---------- Dataset content ----------

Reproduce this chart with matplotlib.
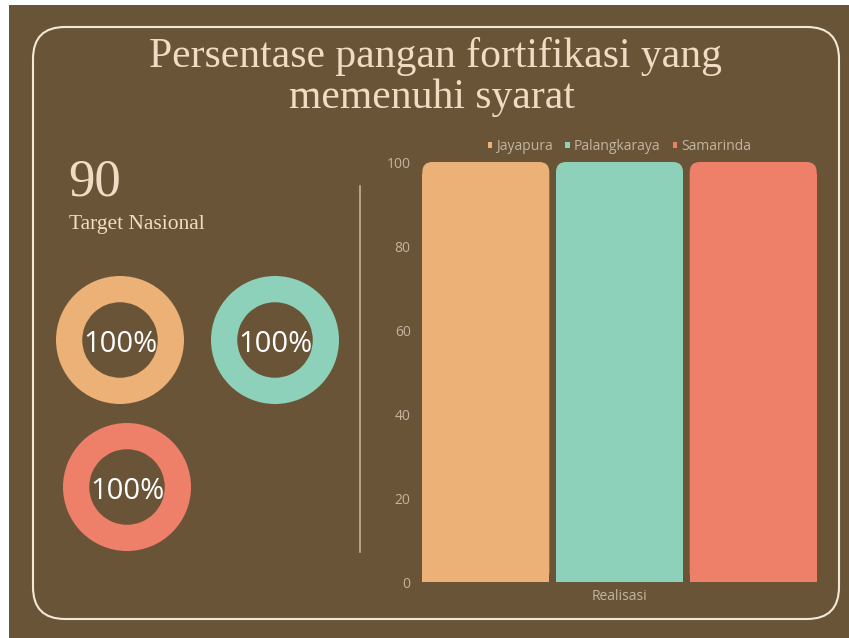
import matplotlib.pyplot as plt
from matplotlib.patches import FancyBboxPatch, Rectangle

# data
kota = ["Jayapura", "Palangkaraya", "Samarinda"]
realisasi = [100, 100, 100]
persen = [100, 100, 100]
target = 90
warna = ["#ECB176", "#8ED1BA", "#EE806A"]

bg = "#6A5438"
krem = "#EFDCC3"
abu = "#C2B49E"

fig = plt.figure(figsize=(8.49, 6.38), dpi=100)
fig.patch.set_facecolor("white")

# latar belakang dalam koordinat piksel
bgax = fig.add_axes([0, 0, 1, 1], zorder=0)
bgax.set_xlim(0, 849)
bgax.set_ylim(638, 0)
bgax.axis("off")
bgax.add_patch(Rectangle((9, 5), 840, 633, facecolor=bg, edgecolor="none"))
bgax.add_patch(FancyBboxPatch((33, 27), 806, 592,
                              boxstyle="round,pad=0,rounding_size=32",
                              facecolor="none", edgecolor="#F3E8D6", linewidth=1.5))
bgax.plot([360, 360], [186, 552], color=abu, linewidth=1.2)

bgax.text(435, 56, "Persentase pangan fortifikasi yang", ha="center", va="center",
          fontsize=30, color=krem, family="Liberation Serif")
bgax.text(432, 98, "memenuhi syarat", ha="center", va="center",
          fontsize=30, color=krem, family="Liberation Serif")
bgax.text(68, 182, str(target), ha="left", va="center",
          fontsize=38, color=krem, family="Liberation Serif")
bgax.text(69, 224, "Target Nasional", ha="left", va="center",
          fontsize=15.5, color=krem, family="Liberation Serif")

# donat
pusat = [(120, 340), (275, 340), (127, 487)]
for (cx, cy), p, c in zip(pusat, persen, warna):
    dax = fig.add_axes([(cx - 64) / 849, (638 - cy - 64) / 638, 128 / 849, 128 / 638], zorder=2)
    dax.pie([p, 100 - p], colors=[c, bg], radius=1, startangle=90, counterclock=False,
            wedgeprops=dict(width=0.41, edgecolor="none"))
    dax.set_xlim(-1, 1)
    dax.set_ylim(-1, 1)
    dax.text(0, -0.07, f"{p}%", ha="center", va="center", fontsize=21,
             color="white", family="Open Sans")

# grafik batang
ax = fig.add_axes([419 / 849, (638 - 582) / 638, 401 / 849, 420 / 638], zorder=2)
ax.set_facecolor("none")
x = list(range(len(kota)))
bars = ax.bar(x, realisasi, width=0.95, color=warna, label=kota)
ax.set_xlim(-0.5, 2.5)
ax.set_ylim(0, 100)

# sudut atas membulat
px_x = 401 / 3.0
px_y = 420 / 100.0
r = 10 / px_x
for b in bars:
    b.set_visible(False)
    bx, bw, bh = b.get_x(), b.get_width(), b.get_height()
    ax.add_patch(FancyBboxPatch((bx, 0), bw, bh,
                                boxstyle=f"round,pad=0,rounding_size={r}",
                                mutation_aspect=px_x / px_y,
                                facecolor=b.get_facecolor(), edgecolor="none"))
    ax.add_patch(Rectangle((bx, 0), bw, bh - 12 / px_y, facecolor=b.get_facecolor(),
                           edgecolor="none", antialiased=False))

ax.set_yticks([0, 20, 40, 60, 80, 100])
ax.set_xticks([1])
ax.set_xticklabels(["Realisasi"])
ax.tick_params(length=0, colors=abu, labelsize=10, pad=6)
for lab in ax.get_xticklabels() + ax.get_yticklabels():
    lab.set_family("Open Sans")
ax.tick_params(axis="x", pad=5)
for s in ax.spines.values():
    s.set_visible(False)

handles = [Rectangle((0, 0), 1, 1, facecolor=c, edgecolor="none") for c in warna]
leg = ax.legend(handles, kota, loc="center", bbox_to_anchor=(0.5, 1.036), ncol=3,
                frameon=False, handlelength=0.3, handleheight=0.3, handletextpad=0.3,
                columnspacing=0.9, borderpad=0, prop={"family": "Open Sans", "size": 10})
for t in leg.get_texts():
    t.set_color(abu)

fig.savefig("out.png", dpi=100, facecolor=fig.get_facecolor())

----------

→ Problem to work on
Make an exact copy of the whole listing, but don't bring over any pictures.

→ Finished answer
Reproduce this chart with matplotlib.
import matplotlib.pyplot as plt
from matplotlib.patches import FancyBboxPatch, Rectangle

# data
kota = ["Jayapura", "Palangkaraya", "Samarinda"]
realisasi = [100, 100, 100]
persen = [100, 100, 100]
target = 90
warna = ["#ECB176", "#8ED1BA", "#EE806A"]

bg = "#6A5438"
krem = "#EFDCC3"
abu = "#C2B49E"

fig = plt.figure(figsize=(8.49, 6.38), dpi=100)
fig.patch.set_facecolor("white")

# latar belakang dalam koordinat piksel
bgax = fig.add_axes([0, 0, 1, 1], zorder=0)
bgax.set_xlim(0, 849)
bgax.set_ylim(638, 0)
bgax.axis("off")
bgax.add_patch(Rectangle((9, 5), 840, 633, facecolor=bg, edgecolor="none"))
bgax.add_patch(FancyBboxPatch((33, 27), 806, 592,
                              boxstyle="round,pad=0,rounding_size=32",
                              facecolor="none", edgecolor="#F3E8D6", linewidth=1.5))
bgax.plot([360, 360], [186, 552], color=abu, linewidth=1.2)

bgax.text(435, 56, "Persentase pangan fortifikasi yang", ha="center", va="center",
          fontsize=30, color=krem, family="Liberation Serif")
bgax.text(432, 98, "memenuhi syarat", ha="center", va="center",
          fontsize=30, color=krem, family="Liberation Serif")
bgax.text(68, 182, str(target), ha="left", va="center",
          fontsize=38, color=krem, family="Liberation Serif")
bgax.text(69, 224, "Target Nasional", ha="left", va="center",
          fontsize=15.5, color=krem, family="Liberation Serif")

# donat
pusat = [(120, 340), (275, 340), (127, 487)]
for (cx, cy), p, c in zip(pusat, persen, warna):
    dax = fig.add_axes([(cx - 64) / 849, (638 - cy - 64) / 638, 128 / 849, 128 / 638], zorder=2)
    dax.pie([p, 100 - p], colors=[c, bg], radius=1, startangle=90, counterclock=False,
            wedgeprops=dict(width=0.41, edgecolor="none"))
    dax.set_xlim(-1, 1)
    dax.set_ylim(-1, 1)
    dax.text(0, -0.07, f"{p}%", ha="center", va="center", fontsize=21,
             color="white", family="Open Sans")

# grafik batang
ax = fig.add_axes([419 / 849, (638 - 582) / 638, 401 / 849, 420 / 638], zorder=2)
ax.set_facecolor("none")
x = list(range(len(kota)))
bars = ax.bar(x, realisasi, width=0.95, color=warna, label=kota)
ax.set_xlim(-0.5, 2.5)
ax.set_ylim(0, 100)

# sudut atas membulat
px_x = 401 / 3.0
px_y = 420 / 100.0
r = 10 / px_x
for b in bars:
    b.set_visible(False)
    bx, bw, bh = b.get_x(), b.get_width(), b.get_height()
    ax.add_patch(FancyBboxPatch((bx, 0), bw, bh,
                                boxstyle=f"round,pad=0,rounding_size={r}",
                                mutation_aspect=px_x / px_y,
                                facecolor=b.get_facecolor(), edgecolor="none"))
    ax.add_patch(Rectangle((bx, 0), bw, bh - 12 / px_y, facecolor=b.get_facecolor(),
                           edgecolor="none", antialiased=False))

ax.set_yticks([0, 20, 40, 60, 80, 100])
ax.set_xticks([1])
ax.set_xticklabels(["Realisasi"])
ax.tick_params(length=0, colors=abu, labelsize=10, pad=6)
for lab in ax.get_xticklabels() + ax.get_yticklabels():
    lab.set_family("Open Sans")
ax.tick_params(axis="x", pad=5)
for s in ax.spines.values():
    s.set_visible(False)

handles = [Rectangle((0, 0), 1, 1, facecolor=c, edgecolor="none") for c in warna]
leg = ax.legend(handles, kota, loc="center", bbox_to_anchor=(0.5, 1.036), ncol=3,
                frameon=False, handlelength=0.3, handleheight=0.3, handletextpad=0.3,
                columnspacing=0.9, borderpad=0, prop={"family": "Open Sans", "size": 10})
for t in leg.get_texts():
    t.set_color(abu)

fig.savefig("out.png", dpi=100, facecolor=fig.get_facecolor())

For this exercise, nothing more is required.